Ley wrote these words nearly thirty years ago (in 1986) regarding a trend that had already been in motion for 15 years. 

What is gentrification?

The term became popular in the 1960’s. British sociologist Ruth Glass used it to describe the phenomenon of young “bohemians” moving into a rundown part of London England.  The bohemians were taking the place of long-standing, blue-collar communities who could no longer afford to live there. Glass saw this as a problem.  However, over time the term gentrification has been replaced by a kinder word “regeneration”   Regeneration seems to suggest that communities are being improved.

We’ll call it gentrification - “the fin is above the water. Below is the rest of the shark." That is how
American writer Rebecca Solnit refers to what has happened in her hometown of San Francisco.  It is now a “hollow city” with an economy where "most of us will be poorer, a few will be far richer, and everything will be faster, more homogenous and more controlled or controllable". (Robert Bevan in the Guardian, February 27, 2014)

The City of Hamilton is somewhat unique as far as gentrification goes.
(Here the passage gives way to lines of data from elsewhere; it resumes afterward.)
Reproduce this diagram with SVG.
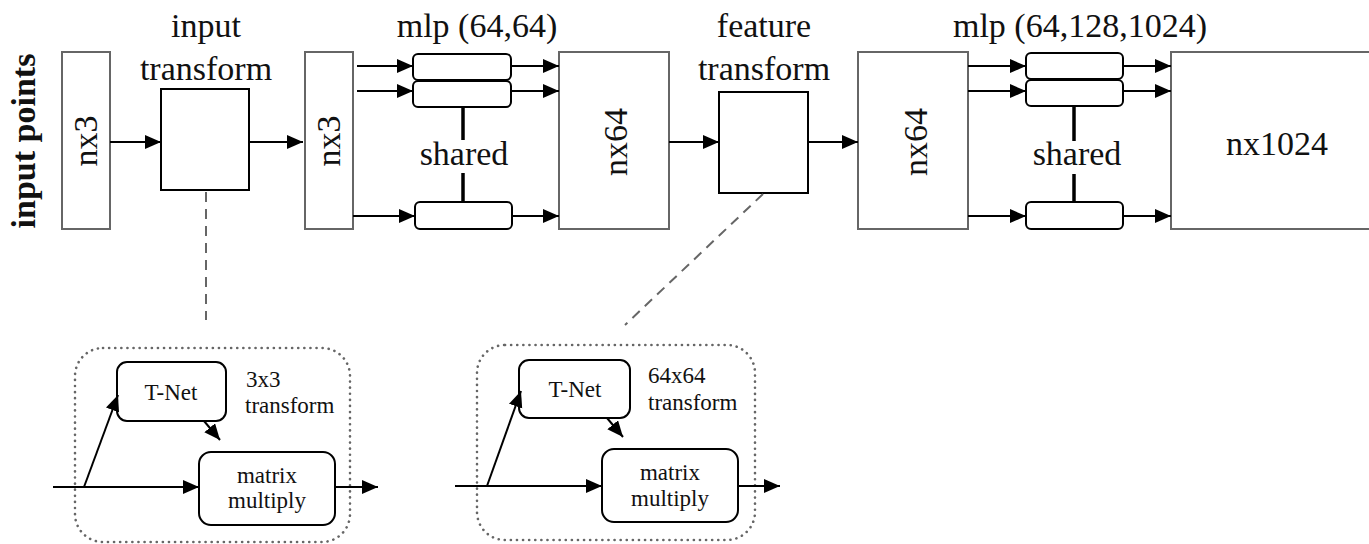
<svg xmlns="http://www.w3.org/2000/svg" width="1369" height="544" viewBox="0 0 1369 544">
<style>
  text { font-family: 'Liberation Serif', 'DejaVu Serif', serif; fill: #111; }
  .lbl { font-size: 34px; }
  .sm { font-size: 23px; }
  .bold { font-weight: bold; }
  .gbox { fill: #fff; stroke: #666; stroke-width: 2; }
  .kbox { fill: #fff; stroke: #000; stroke-width: 2; }
  .arrow { stroke: #000; stroke-width: 2; fill: none; marker-end: url(#ah); }
  .shared { stroke: #000; stroke-width: 3.5; }
  .dash { stroke: #666; stroke-width: 2; stroke-dasharray: 10 7; fill: none; }
  .dot { stroke: #666; stroke-width: 2.6; stroke-dasharray: 0.1 6; stroke-linecap: round; fill: none; }
</style>
<defs>
  <marker id="ah" markerUnits="userSpaceOnUse" markerWidth="17" markerHeight="15" refX="16" refY="7" orient="auto">
    <path d="M0,0 L16,7 L0,14 z" fill="#000"/>
  </marker>
</defs>
<rect width="1369" height="544" fill="#fff"/>

<text class="lbl bold" transform="translate(35,141) rotate(-90)" text-anchor="middle">input points</text>

<g id="nx3a">
  <rect class="gbox" x="62" y="52" width="48" height="177"/>
  <text class="lbl" transform="translate(97,141) rotate(-90)" text-anchor="middle">nx3</text>
</g>

<g id="input-transform">
  <text class="lbl" x="206" y="37" text-anchor="middle">input</text>
  <text class="lbl" x="206" y="80" text-anchor="middle">transform</text>
  <rect class="kbox" x="161" y="89" width="88" height="101"/>
</g>

<g id="nx3b">
  <rect class="gbox" x="305" y="52" width="48" height="177"/>
  <text class="lbl" transform="translate(340,141) rotate(-90)" text-anchor="middle">nx3</text>
</g>

<g id="mlp1">
  <text class="lbl" x="477" y="37" text-anchor="middle">mlp (64,64)</text>
  <rect class="kbox" x="413" y="54" width="98" height="26" rx="5"/>
  <rect class="kbox" x="413" y="81" width="98" height="26" rx="5"/>
  <rect class="kbox" x="415" y="202" width="97" height="27" rx="5"/>
  <line class="shared" x1="463" y1="107" x2="463" y2="140"/>
  <line class="shared" x1="463" y1="173" x2="463" y2="202"/>
  <text class="lbl" x="464" y="165" text-anchor="middle">shared</text>
</g>

<g id="nx64a">
  <rect class="gbox" x="559" y="52" width="110" height="177"/>
  <text class="lbl" transform="translate(627,142) rotate(-90)" text-anchor="middle">nx64</text>
</g>

<g id="feature-transform">
  <text class="lbl" x="764" y="37" text-anchor="middle">feature</text>
  <text class="lbl" x="764" y="80" text-anchor="middle">transform</text>
  <rect class="kbox" x="719" y="92" width="89" height="101"/>
</g>

<g id="nx64b">
  <rect class="gbox" x="858" y="52" width="110" height="177"/>
  <text class="lbl" transform="translate(927,142) rotate(-90)" text-anchor="middle">nx64</text>
</g>

<g id="mlp2">
  <text class="lbl" x="1080" y="37" text-anchor="middle">mlp (64,128,1024)</text>
  <rect class="kbox" x="1026" y="53" width="97" height="26" rx="5"/>
  <rect class="kbox" x="1026" y="80" width="97" height="26" rx="5"/>
  <rect class="kbox" x="1026" y="202" width="97" height="27" rx="5"/>
  <line class="shared" x1="1074" y1="106" x2="1074" y2="141"/>
  <line class="shared" x1="1074" y1="174" x2="1074" y2="202"/>
  <text class="lbl" x="1077" y="165" text-anchor="middle">shared</text>
</g>

<g id="nx1024">
  <rect class="gbox" x="1171" y="52" width="210" height="177"/>
  <text class="lbl" x="1277" y="155" text-anchor="middle">nx1024</text>
</g>

<g id="panel-3x3">
  <rect class="dot" x="75" y="348" width="275" height="194" rx="28"/>
  <rect class="kbox" x="117" y="362" width="109" height="59" rx="10"/>
  <text class="sm" x="171" y="400" text-anchor="middle">T-Net</text>
  <text class="sm" x="246" y="387">3x3</text>
  <text class="sm" x="245" y="413">transform</text>
  <rect class="kbox" x="199" y="452" width="136" height="73" rx="12"/>
  <text class="sm" x="267" y="483" text-anchor="middle">matrix</text>
  <text class="sm" x="267" y="508" text-anchor="middle">multiply</text>
</g>

<g id="panel-64x64">
  <rect class="dot" x="477" y="345" width="278" height="195" rx="28"/>
  <rect class="kbox" x="519" y="360" width="111" height="58" rx="10"/>
  <text class="sm" x="575" y="397" text-anchor="middle">T-Net</text>
  <text class="sm" x="648" y="383">64x64</text>
  <text class="sm" x="648" y="410">transform</text>
  <rect class="kbox" x="602" y="449" width="136" height="73" rx="12"/>
  <text class="sm" x="670" y="480" text-anchor="middle">matrix</text>
  <text class="sm" x="670" y="506" text-anchor="middle">multiply</text>
</g>

<g id="connectors">
  <line class="arrow" x1="110" y1="142" x2="161" y2="142"/>
  <line class="arrow" x1="250" y1="142" x2="303" y2="142"/>
  <line class="arrow" x1="357" y1="66" x2="413" y2="66"/>
  <line class="arrow" x1="357" y1="91" x2="413" y2="91"/>
  <line class="arrow" x1="353" y1="216" x2="415" y2="216"/>
  <line class="arrow" x1="511" y1="66" x2="559" y2="66"/>
  <line class="arrow" x1="511" y1="91" x2="559" y2="91"/>
  <line class="arrow" x1="512" y1="216" x2="559" y2="216"/>
  <line class="arrow" x1="669" y1="142" x2="719" y2="142"/>
  <line class="arrow" x1="808" y1="142" x2="858" y2="142"/>
  <line class="arrow" x1="968" y1="66" x2="1026" y2="66"/>
  <line class="arrow" x1="968" y1="91" x2="1026" y2="91"/>
  <line class="arrow" x1="968" y1="216" x2="1026" y2="216"/>
  <line class="arrow" x1="1123" y1="66" x2="1171" y2="66"/>
  <line class="arrow" x1="1123" y1="91" x2="1171" y2="91"/>
  <line class="arrow" x1="1123" y1="216" x2="1171" y2="216"/>
  <line class="dash" x1="206" y1="192" x2="206" y2="320"/>
  <line class="dash" x1="763" y1="194" x2="625" y2="325"/>
  <line class="arrow" x1="53" y1="487" x2="199" y2="487"/>
  <line class="arrow" x1="335" y1="487" x2="378" y2="487"/>
  <line class="arrow" x1="84" y1="487" x2="118" y2="395"/>
  <line class="arrow" x1="204" y1="421" x2="220" y2="440"/>
  <line class="arrow" x1="455" y1="486" x2="602" y2="486"/>
  <line class="arrow" x1="738" y1="486" x2="780" y2="486"/>
  <line class="arrow" x1="487" y1="486" x2="521" y2="391"/>
  <line class="arrow" x1="607" y1="418" x2="623" y2="437"/>
</g>
</svg>
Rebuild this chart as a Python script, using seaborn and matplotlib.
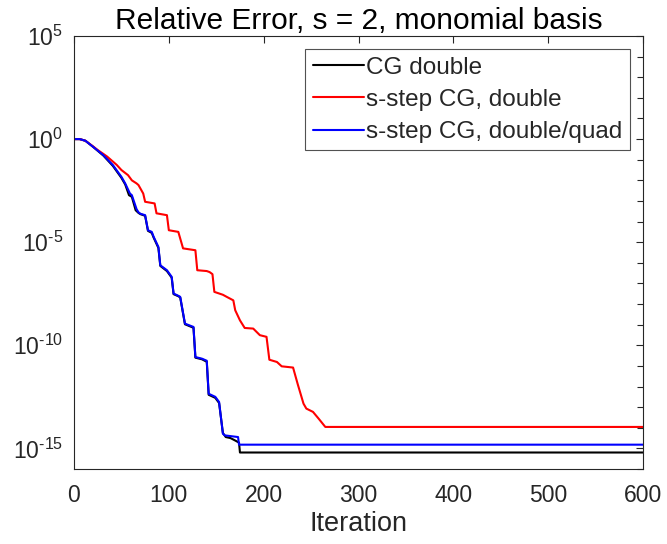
import numpy as np
import pandas as pd
import matplotlib
matplotlib.use("Agg")
import matplotlib.pyplot as plt
import seaborn as sns
from matplotlib.ticker import FixedLocator, FixedFormatter, NullFormatter

# ---- data (iteration, log10 of relative error) ----
cg_iter = [0, 6, 12, 20, 31, 41, 50, 54, 58, 61, 65, 68, 70, 75, 78, 82, 84, 89, 91,
           98, 103, 105, 110, 112, 117, 126, 128, 135, 140, 142, 149, 153, 157, 160,
           165, 170, 174, 175, 600]
cg_log = [0, 0, -0.08, -0.37, -0.80, -1.30, -1.88, -2.2, -2.72, -2.8, -3.45, -3.58,
          -3.64, -3.72, -4.45, -4.55, -4.78, -5.28, -6.15, -6.4, -6.72, -7.52, -7.62,
          -7.68, -8.98, -9.15, -10.6, -10.68, -10.8, -12.4, -12.55, -12.8, -14.25,
          -14.45, -14.5, -14.62, -14.72, -15.2, -15.2]

sq_iter = [0, 6, 12, 20, 31, 41, 50, 54, 59, 61, 66, 68, 70, 75, 78, 82, 84, 89, 91,
           98, 103, 105, 110, 112, 117, 126, 128, 135, 140, 142, 149, 153, 157, 159,
           173, 174, 600]
sq_log = [0, 0, -0.08, -0.37, -0.78, -1.26, -1.83, -2.15, -2.64, -2.72, -3.4, -3.55,
          -3.62, -3.69, -4.42, -4.5, -4.74, -5.23, -6.12, -6.36, -6.68, -7.49, -7.6,
          -7.65, -8.95, -9.11, -10.57, -10.65, -10.75, -12.35, -12.5, -12.75, -14.29,
          -14.37, -14.45, -14.82, -14.82]

sd_iter = [0, 6, 12, 20, 25, 31, 35, 40, 45, 50, 57, 61, 66, 68, 73, 75, 85, 87, 98,
           100, 110, 115, 128, 130, 140, 143, 146, 148, 157, 161, 168, 170, 175, 180,
           189, 196, 203, 206, 214, 219, 231, 236, 242, 245, 252, 258, 265, 600]
sd_log = [0, 0, -0.08, -0.35, -0.53, -0.72, -0.85, -1.05, -1.25, -1.5, -1.75, -2.0,
          -2.15, -2.23, -2.64, -3.04, -3.12, -3.6, -3.69, -4.42, -4.5, -5.3, -5.39,
          -6.36, -6.4, -6.45, -6.55, -7.41, -7.55, -7.65, -7.82, -8.3, -8.79, -9.16,
          -9.19, -9.51, -9.59, -10.7, -10.81, -11.02, -11.08, -11.9, -12.83, -13.07,
          -13.23, -13.56, -13.96, -13.96]

labels = ["CG double", "s-step CG, double", "s-step CG, double/quad"]
colors = ["#000000", "#ff0000", "#0000ff"]
ytick_exp = [5, 0, -5, -10, -15]
xticks = [0, 100, 200, 300, 400, 500, 600]

frames = []
for lab, it, lg in zip(labels, [cg_iter, sd_iter, sq_iter], [cg_log, sd_log, sq_log]):
    frames.append(pd.DataFrame({"Iteration": it, "err": 10.0 ** np.array(lg), "method": lab}))
df = pd.concat(frames, ignore_index=True)

sns.set_style("white")
plt.rcParams["font.family"] = ["Liberation Sans", "DejaVu Sans"]
plt.rcParams["mathtext.fontset"] = "custom"
plt.rcParams["mathtext.rm"] = "Liberation Sans"
plt.rcParams["mathtext.default"] = "regular"
plt.rcParams["axes.unicode_minus"] = False


def exp_label(e):
    s = str(e).replace("-", r"\text{-}")
    return r"$10^{%s}$" % s


fig = plt.figure(figsize=(6.67, 5.44), dpi=100)
ax = fig.add_axes([74 / 667, 1 - 469 / 544, (643 - 74) / 667, (469 - 36) / 544])

sns.lineplot(data=df, x="Iteration", y="err", hue="method", hue_order=labels,
             palette=colors, ax=ax, linewidth=1.5, estimator=None, sort=False)

ax.set_yscale("log")
ax.set_xlim(0, 600)
ax.set_ylim(1e-16, 1e5)
ax.xaxis.set_major_locator(FixedLocator(xticks))
ax.set_xticklabels([str(v) for v in xticks])
ax.yaxis.set_major_locator(FixedLocator([10.0 ** e for e in ytick_exp]))
ax.yaxis.set_major_formatter(FixedFormatter([exp_label(e) for e in ytick_exp]))
ax.yaxis.set_minor_locator(FixedLocator([10.0 ** e for e in range(-16, 6)]))
ax.yaxis.set_minor_formatter(NullFormatter())

tc = "#262626"
for s in ax.spines.values():
    s.set_color(tc)
    s.set_linewidth(0.8)
ax.tick_params(axis="both", which="both", direction="in", top=True, right=True,
               colors=tc, labelsize=16.5, width=0.8)
ax.tick_params(axis="both", which="major", length=5)
ax.tick_params(axis="x", which="major", pad=11)
ax.tick_params(axis="y", which="major", pad=8)
ax.tick_params(axis="y", which="minor", length=4)
ax.set_xlabel("Iteration", fontsize=19.5, color=tc, labelpad=3)
ax.set_ylabel("")
ax.set_title("Relative Error, s = 2, monomial basis", fontsize=21.5, color="#000000", pad=5)

leg = ax.legend(loc="upper right", fontsize=17.5, frameon=True, fancybox=False,
                edgecolor=tc, handlelength=2.1, handletextpad=0.1, borderpad=0.3,
                labelspacing=0.42, borderaxespad=0.55)
leg.get_frame().set_linewidth(0.8)

fig.savefig("out.png", dpi=100)
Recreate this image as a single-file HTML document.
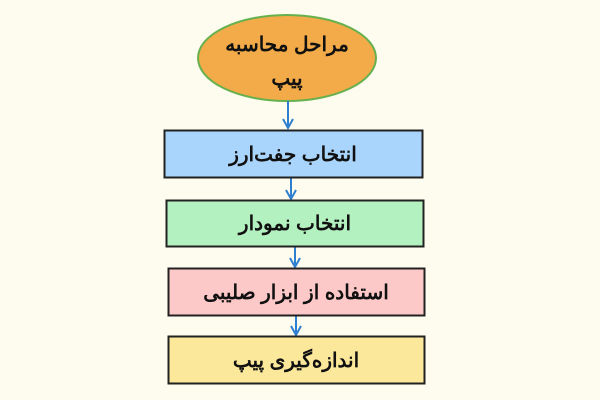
<!DOCTYPE html>
<html><head><meta charset="utf-8"><style>
html,body{margin:0;padding:0;background:#fdfcee;}
svg{display:block}
text{font-family:"Liberation Sans","Noto Sans CJK SC",sans-serif;font-size:20px;font-weight:bold;fill:#111;text-anchor:middle;direction:rtl}
</style></head><body>
<svg width="600" height="400" viewBox="0 0 600 400">
<rect width="600" height="400" fill="#fdfcee"/>
<ellipse cx="287" cy="58" rx="89" ry="43" fill="#f2ab48" stroke="#66b04e" stroke-width="2"/>
<text x="287" y="51">مراحل محاسبه</text>
<text x="287" y="85">پیپ</text>
<g stroke="#2f7fd0" stroke-width="2" fill="none">
<line x1="288" y1="101" x2="288" y2="128"/><polyline points="283,119 288,128 293,119"/>
<line x1="291" y1="178" x2="291" y2="199"/><polyline points="286,190 291,199 296,190"/>
<line x1="295" y1="247" x2="295" y2="267"/><polyline points="290,258 295,267 300,258"/>
<line x1="296" y1="316" x2="296" y2="335"/><polyline points="291,326 296,335 301,326"/>
</g>
<rect x="164.5" y="130.5" width="258" height="47" fill="#a9d4fb" stroke="#222" stroke-width="2"/>
<text x="293" y="161">انتخاب جفت‌ارز</text>
<rect x="166.5" y="200.5" width="257" height="46" fill="#b4f1c0" stroke="#222" stroke-width="2"/>
<text x="295" y="230">انتخاب نمودار</text>
<rect x="168.5" y="268.5" width="256" height="47" fill="#fdc8c8" stroke="#222" stroke-width="2"/>
<text x="296" y="299">استفاده از ابزار صلیبی</text>
<rect x="168.5" y="336.5" width="256" height="47" fill="#fbe89a" stroke="#222" stroke-width="2"/>
<text x="296" y="367">اندازه‌گیری پیپ</text>
</svg>
</body></html>
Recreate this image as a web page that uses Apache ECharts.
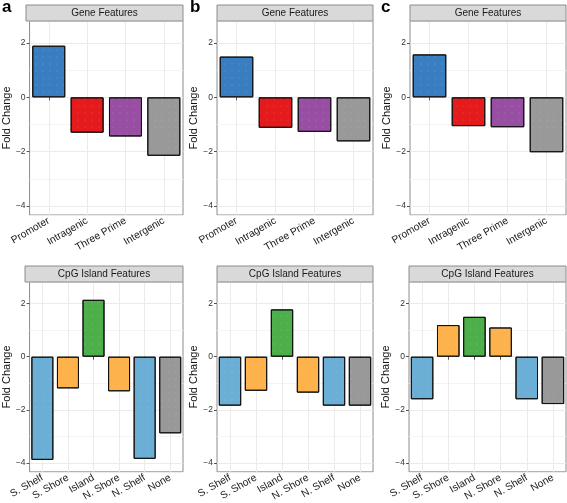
<!DOCTYPE html>
<html>
<head>
<meta charset="utf-8">
<script src="https://cdn.jsdelivr.net/npm/echarts@6/dist/echarts.min.js"></script>
<style>html,body{margin:0;padding:0;background:#fff}#c{width:567px;height:503px}</style>
</head>
<body>
<div id="c"></div>
<script>
// ---- data ----
const geneCats = ['Promoter', 'Intragenic', 'Three Prime', 'Intergenic'];
const cpgCats = ['S. Shelf', 'S. Shore', 'Island', 'N. Shore', 'N. Shelf', 'None'];
const geneA = [1.90, -1.30, -1.44, -2.15];
const geneB = [1.50, -1.12, -1.27, -1.62];
const geneC = [1.58, -1.06, -1.10, -2.02];
const cpgA = [-3.88, -1.19, 2.14, -1.30, -3.84, -2.88];
const cpgB = [-1.84, -1.28, 1.78, -1.35, -1.84, -1.84];
const cpgC = [-1.60, 1.19, 1.50, 1.10, -1.60, -1.78];
const geneColors = ['#3a7ec2', '#e41a1c', '#984ea3', '#999999'];
const cpgColors = ['#6baed6', '#fdb24c', '#4daf4a', '#fdb24c', '#6baed6', '#999999'];
const panelLetters = ['a', 'b', 'c'];
const stripGene = 'Gene Features';
const stripCpG = 'CpG Island Features';
const yMin = -4.33, yMax = 2.81;

const FONT = 'Liberation Sans, Arial, sans-serif';
const panels = [
  {cats: geneCats, vals: geneA, colors: geneColors, left: 26, top: 21, width: 157, height: 194, strip: stripGene},
  {cats: geneCats, vals: geneB, colors: geneColors, left: 217, top: 21, width: 156, height: 194, strip: stripGene},
  {cats: geneCats, vals: geneC, colors: geneColors, left: 410, top: 21, width: 156, height: 194, strip: stripGene},
  {cats: cpgCats, vals: cpgA, colors: cpgColors, left: 25, top: 282, width: 158, height: 193, strip: stripCpG},
  {cats: cpgCats, vals: cpgB, colors: cpgColors, left: 217, top: 282, width: 156, height: 193, strip: stripCpG},
  {cats: cpgCats, vals: cpgC, colors: cpgColors, left: 409, top: 282, width: 157, height: 193, strip: stripCpG}
];
const STRIP_H = 16;
const grids = [], xAxes = [], yAxes = [], series = [], graphics = [];
const fmtY = v => {
  if (Math.abs(v - Math.round(v)) > 1e-6) return '';
  const r = Math.round(v);
  if (r % 2 !== 0) return '';
  return r < 0 ? '\u2212' + (-r) : String(r);
};
panels.forEach((p, i) => {
  grids.push({left: p.left, top: p.top, width: p.width, height: p.height,
    show: true, backgroundColor: '#fff', borderColor: '#8c8c8c', borderWidth: 1, containLabel: false});
  xAxes.push({type: 'category', gridIndex: i, data: p.cats,
    axisLine: {show: false},
    axisTick: {show: true, alignWithLabel: true, length: 3, lineStyle: {color: '#555'}},
    splitLine: {show: true, alignWithLabel: true, lineStyle: {color: '#ebebeb', width: 1}},
    axisLabel: {rotate: 30, fontSize: 10.3, color: '#222', fontFamily: FONT, margin: 5, interval: 0}
  });
  yAxes.push({type: 'value', gridIndex: i, min: yMin, max: yMax, minInterval: 2, maxInterval: 2,
    axisLine: {show: false},
    axisTick: {show: true, length: 3, lineStyle: {color: '#555'}},
    splitLine: {show: true, lineStyle: {color: '#ebebeb', width: 1}},
    minorTick: {show: false, splitNumber: 2},
    minorSplitLine: {show: true, lineStyle: {color: '#f4f4f4', width: 1}},
    axisLabel: {fontSize: 8.5, color: '#333', fontFamily: FONT, margin: 4, formatter: fmtY,
      showMinLabel: false, showMaxLabel: false},
    name: 'Fold Change', nameLocation: 'middle', nameGap: 15,
    nameTextStyle: {fontSize: 11, color: '#111', fontFamily: FONT}
  });
  series.push({type: 'bar', xAxisIndex: i, yAxisIndex: i, barWidth: '86%',
    data: p.vals.map((v, k) => ({value: v, itemStyle: {color: p.colors[k]}})),
    itemStyle: {borderColor: '#111', borderWidth: 1,
      decal: {symbol: 'circle', symbolSize: 0.5, color: 'rgba(255,255,255,0.3)', dashArrayX: [2, 5], dashArrayY: [2, 5]}},
    emphasis: {disabled: true}, animation: false
  });
  graphics.push({type: 'rect', shape: {x: p.left, y: p.top - STRIP_H, width: p.width, height: STRIP_H},
    style: {fill: '#d9d9d9', stroke: '#8c8c8c', lineWidth: 1}, z: 10});
  graphics.push({type: 'text', x: p.left + p.width / 2, y: p.top - STRIP_H / 2,
    style: {text: p.strip, fill: '#1a1a1a', font: '10px ' + FONT, textAlign: 'center', textVerticalAlign: 'middle'}, z: 11});
});
[[2, -1], [190, -1], [381, -1]].forEach((pos, k) => {
  graphics.push({type: 'text', x: pos[0], y: pos[1],
    style: {text: panelLetters[k], fill: '#000', font: 'bold 17px ' + FONT, textAlign: 'left', textVerticalAlign: 'top'}, z: 12});
});
const chart = echarts.init(document.getElementById('c'), null, {renderer: 'canvas'});
chart.setOption({animation: false, grid: grids, xAxis: xAxes, yAxis: yAxes, series: series, graphic: graphics});
</script>
</body>
</html>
Research that was released earlier this year is illustrative. (A City on the Cusp: Neighbourhood Change in Hamilton since 1970 -
Professor Richard Harris
Richard Harris Jim Dunn, Sarah Wakefield)

Most of us will be familiar with how the decline in manufacturing has impacted our city.  This research takes a look at what deindustrialization and other trends (growth of the service industry, deinstitutionalization of the mentally ill, etc.. ) has done to neighbourhoods.

Here is the thrust of their argument.

Historically, Hamilton has been fairly unique in that there has been relative income equality across all its neighbourhoods.  That has changed.  We now have “a marked segregation of the poor and a steady polarization of neighbourhoods.”

Using a measure of income inequality called the Gini coefficient, the authors argue that income inequality has increased in Hamilton more rapidly than any other city in Canada.  The rates of housing poverty (where households spend excessive amounts of income on housing) rival that of cities like Vancouver and Toronto where housing is much more expensive.  With downtown neighbourhoods being gentrified, residents and problems associated with income disparities are moving to Mountain neighbourhoods.

What Can be Done?

Professor Ley’s article cited above hit on some of the policy approaches that can be taken to tackle the problems caused by gentrification. 

Building more affordable housing is one approach.  Government, particularly at the federal level, has shown little interest in this strategy of late. 

Some municipalities, including Hamilton, have tried to retain existing housing through local regulations like demolition controls and restrictions on condominium conversions.   This doesn’t seem to be making much difference. 

Government programs in the seventies designed to preserve and enhance properties like the Neighbourhood Improvement Program (NIP) worked.  Neighbourhood decay may be too far advanced for such initiatives to succeed.

Right to the City ( and other groups in the United States have put forward the argument that gentrification violates the rights of people who are displaced because they can’t afford increased rents.  The argument is that those rights are guaranteed under the United Nations Universal Declaration of Human Rights.  Article 25 of this Declaration asserts that everyone has a right to housing.  Other rights are spelled out.  The Declaration was ratified in 1948 before gentrification was identified.  It will be interesting to see how this human rights approach proceeds.

In addition though, Right to the City and other American groups have developed programs and toolkits for those who are trying to halt the displacement of poor and disadvantaged individuals and families.

Perhaps we can look to these approaches for solutions to the problems gentrification is creating in Hamilton.